Knowledge management caters to the critical issues of organizational adaptation, survival, and competence in the face of increasingly discontinuous environmental change. 

 

“Today’s KM processes are contingency planning for tomorrow’s decisions.”    
 - Alex Bennet, Chief Information Officer for Enterprise Integration for the Department of Navy

KM IN AN ORGANIZATION

KM in a organization is concerned with strategy, processes and technologies to acquire, store, share and secure organizational understanding, insights and core distinctions.

Knowledge management gives priority to the way in which people construct and use knowledge.

Managing knowledge consists of deciding with whom to share, what is to be shared, how it is to be shared, and ultimately sharing and using it.

KNOWLEDGE MANAGEMENT vs. INFORMATION MANAGEMENT

We can quibble endlessly over what makes "information" different from "knowledge," but the important point is that we should always be trying to add value to what we have by turning data into information and information into knowledge

Managing knowledge is ultimately everyone's job. Virtually every industry today is becoming knowledge-intensive. What your organization knows is clearly one of its only sustainable competitive advantages. 
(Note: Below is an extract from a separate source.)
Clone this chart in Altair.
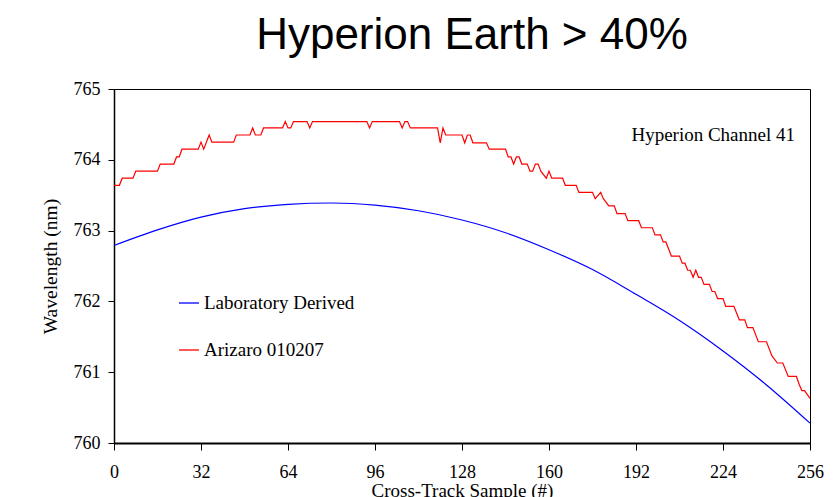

THE DISTINCTION BETWEEN KNOWLEDGE & INFORMATION MANAGEMENT 

Working with objects (data or information) is Information Management and working with people is Knowledge Management.

SOME COMMON KM ISSUES:

 

THE BRAIN DRAIN - LOSS OF INSTITUTIONAL KNOWLEDGE

Do you remember this ?

NEWS FLASH! NASA LOSES PLANS TO SATURN 5 ROCKET

The knowledge drain from the boomer retirement wave already has had some far-reaching consequences. As author David DeLong reports in his book, Lost Knowledge: Confronting the Threat of an Aging Workforce (Oxford Univ. Press, 2004), NASA lost the plans for the Saturn 5 rocket, which was used to launch the lunar landing craft.  No one knows where the plans are. DeLong writes:

In an era of cost-cutting and downsizing, the engineers who designed the huge Saturn 5 rocket ... were encouraged to take early retirement from the space program. With them went years of experience and expertise about the design trade-offs that had been made in building the Saturn rockets.  Also lost were what appear to be the last set of critical blueprints for the Saturn booster, which was the only rocket ever built with enough thrust to launch a manned lunar payload. 
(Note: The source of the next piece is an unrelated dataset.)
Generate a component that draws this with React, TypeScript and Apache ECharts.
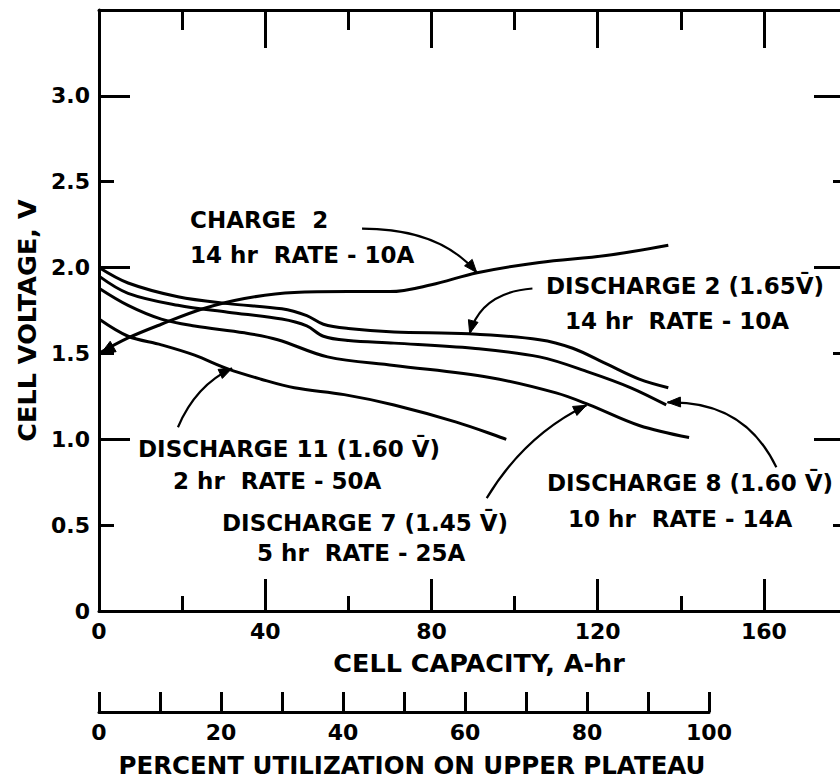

BUSINESS RESPONSE TO THE BRAIN DRAIN

An article in Management Issues – September 2007 stated that research by online recruiter Monster suggests that a mere one in five American companies have a formal strategy in place to capture critical knowledge and experience from older employees approaching retirement and transfer this knowledge to newer employees.  To make matters worse, only 12 percent of human resource managers said that knowledge retention was seen as high priority within their organizations - despite the fact that a third of them acknowledge that 20 per cent or more of their workforce will be eligible for retirement over the next few years. 
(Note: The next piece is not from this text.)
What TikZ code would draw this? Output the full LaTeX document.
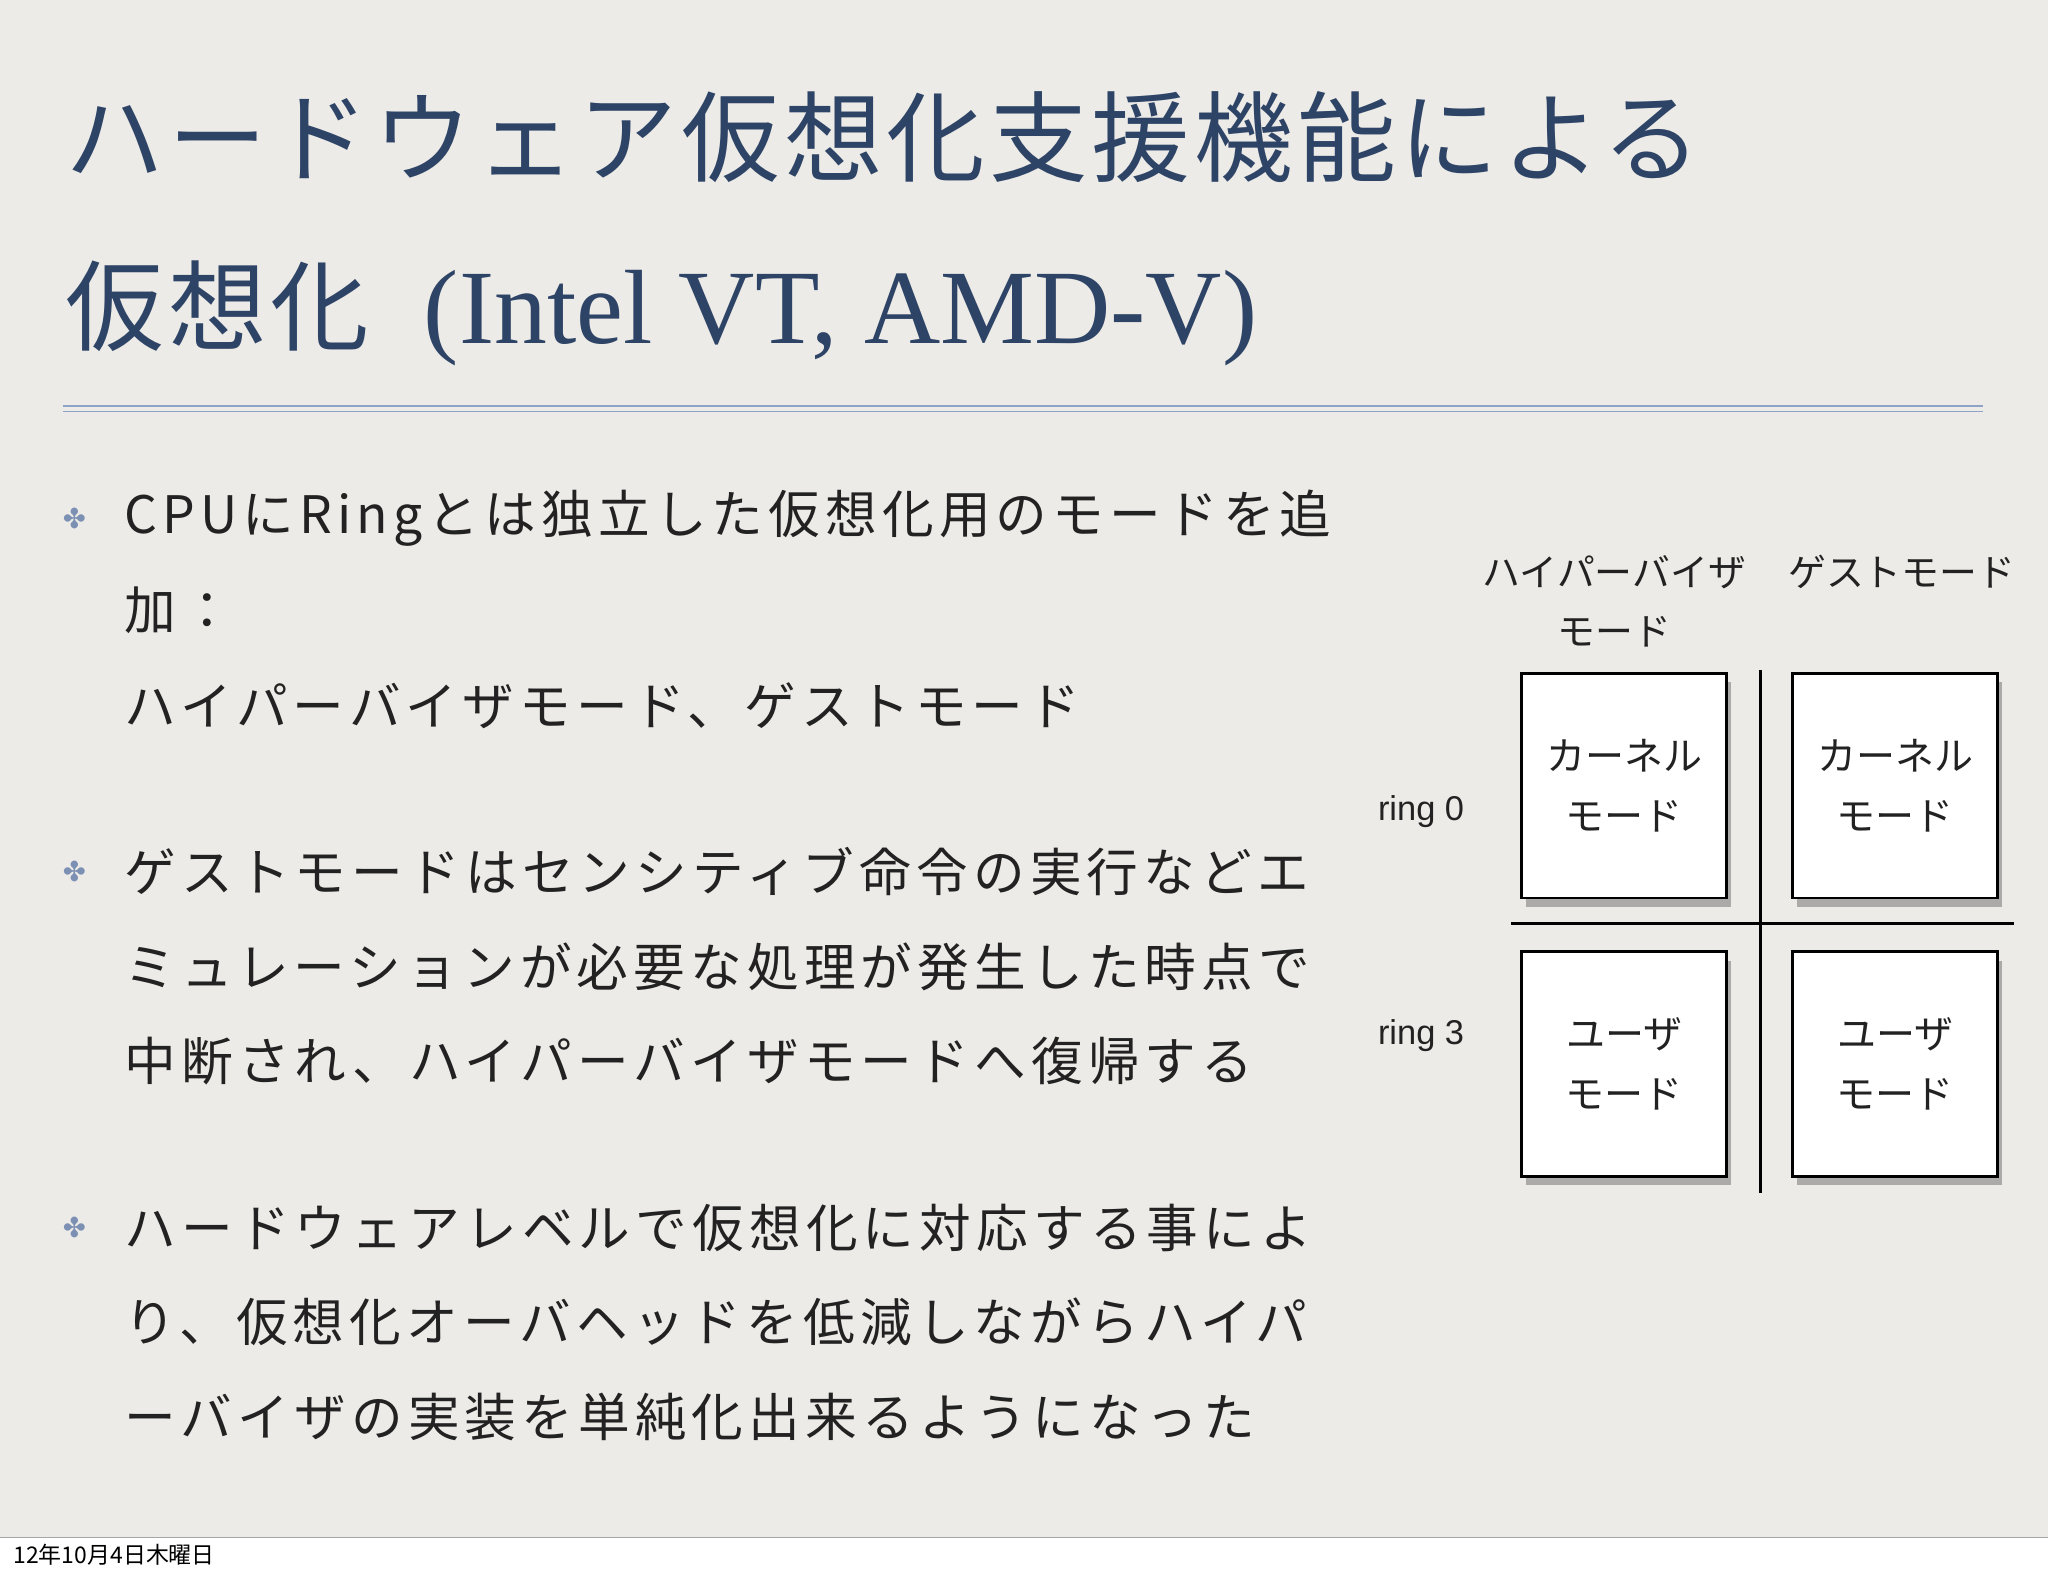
\documentclass[tikz,border=0pt]{standalone}
\usepackage{fontspec}
\setmainfont{Liberation Serif}
\newfontfamily\jp{Noto Sans CJK JP}
\newfontfamily\jpw[LetterSpace=10]{Noto Sans CJK JP}
\newfontfamily\jpt[LetterSpace=4]{Noto Sans CJK JP}
\newfontfamily\sym{DejaVu Sans}
\newfontfamily\lsans{Liberation Sans}
\usetikzlibrary{shadows}
\definecolor{paper}{HTML}{EDEBE7}
\definecolor{navy}{HTML}{2E4466}
\definecolor{ink}{HTML}{222222}
\definecolor{rule}{HTML}{8FA3C8}
\begin{document}
\begin{tikzpicture}[x=0.02cm,y=-0.02cm,
  body/.style={anchor=west,inner sep=0,text=ink,font=\jpw\fontsize{22.5}{26}\selectfont},
  bul/.style={anchor=center,inner sep=0,text=rule!80!navy,font=\sym\fontsize{12}{14}\selectfont},
  lab/.style={inner sep=0,text=ink,font=\jp\fontsize{16.5}{19}\selectfont},
  modebox/.style={draw=black,line width=1.2pt,fill=white,minimum width=157*0.02cm,minimum height=172*0.02cm,inner sep=0,drop shadow={shadow xshift=2pt,shadow yshift=-4pt,opacity=0.6},align=center,font=\jp\fontsize{17}{26}\selectfont,text=ink}]
\useasboundingbox (0,0) rectangle (1568,1207);
\fill[paper] (0,0) rectangle (1568,1177);
\fill[white] (0,1177) rectangle (1568,1207);
\draw[gray!70,line width=0.4pt] (0,1177) -- (1568,1177);
\node[anchor=west,inner sep=0] (date) at (10,1190) {\jp\fontsize{10}{11}\selectfont 12年10月4日木曜日};
% title
\node[anchor=west,inner sep=0,text=navy] (t1) at (50,105) {\jpt\fontsize{43}{48}\selectfont ハードウェア仮想化支援機能による};
\node[anchor=west,inner sep=0,text=navy] (t2) at (50,240) {\jpt\fontsize{43}{48}\selectfont 仮想化\hspace{0.55em}\rmfamily\fontsize{46}{50}\selectfont(Intel VT, AMD-V)};
\coordinate (r1a) at (48,311); \coordinate (r1b) at (1518,311);
\coordinate (r2a) at (48,315); \coordinate (r2b) at (1518,315);
\draw[rule,line width=0.8pt] (r1a) -- (r1b);
\draw[rule,line width=0.8pt] (r2a) -- (r2b);
% bullets
\node[bul] (b1) at (57,397) {✤};
\node[bul] (b2) at (57,667) {✤};
\node[bul] (b3) at (57,940) {✤};
\node[body] (l1) at (95,397) {CPUにRingとは独立した仮想化用のモードを追};
\node[body] (l2) at (95,467) {加：};
\node[body] (l3) at (95,540) {ハイパーバイザモード、ゲストモード};
\node[body] (l4) at (95,667) {ゲストモードはセンシティブ命令の実行などエ};
\node[body] (l5) at (95,740) {ミュレーションが必要な処理が発生した時点で};
\node[body] (l6) at (95,812) {中断され、ハイパーバイザモードへ復帰する};
\node[body] (l7) at (95,940) {ハードウェアレベルで仮想化に対応する事によ};
\node[body] (l8) at (95,1012) {り、仮想化オーバヘッドを低減しながらハイパ};
\node[body] (l9) at (95,1085) {ーバイザの実装を単純化出来るようになった};
% diagram
\node[lab] (h1) at (1236,438) {ハイパーバイザ};
\node[lab] (h2) at (1236,484) {モード};
\node[lab] (g1) at (1456,438) {ゲストモード};
\node[lab,font=\lsans\fontsize{15}{18}\selectfont] (r0) at (1088,621) {ring 0};
\node[lab,font=\lsans\fontsize{15}{18}\selectfont] (r3) at (1088,793) {ring 3};
\node[modebox] (k1) at (1243.5,601.5) {カーネル\\モード};
\node[modebox] (k2) at (1451,601.5) {カーネル\\モード};
\node[modebox] (u1) at (1243.5,814.5) {ユーザ\\モード};
\node[modebox] (u2) at (1451,814.5) {ユーザ\\モード};
\coordinate (va) at (1348,513); \coordinate (vb) at (1348,913);
\coordinate (ha) at (1157,707); \coordinate (hb) at (1542,707);
\draw[line width=1.5pt] (va) -- (vb);
\draw[line width=1.5pt] (ha) -- (hb);
\end{tikzpicture}
\end{document}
The study suggests that while HR managers may recognize the looming issue of losing institutional knowledge due to retirement, many face barriers to establishing strategies and tactics that could help to pre-empt the problem.  The article further stated that concrete steps organizations can take to help mitigate the affects of brain drain include appointing a Chief Knowledge Officer responsible for organizational knowledge.  

 

DO SIMULAR ISSUES EXIST IN YOUR ORGANIZATION?  IF SO, YOU SHOULD PUT THE "X-FACTOR" TO WORK FOR YOU.  YOU MAY CONSIDER . . .


Implementing programs to identify knowledge assets, sources, and offering knowledge-sharing incentives for employees and incorporate standards in performance reviews.  Employing other tactics including leveraging technology – using things like blogs and wikkis to enable employees to redistribute and access organizational knowledge.  There are many remedies, and one size does not fit all.  

Although the brain drain is a looming problem for employers, it also presents an excellent opportunity for innovative companies to position themselves for better competitive advantage.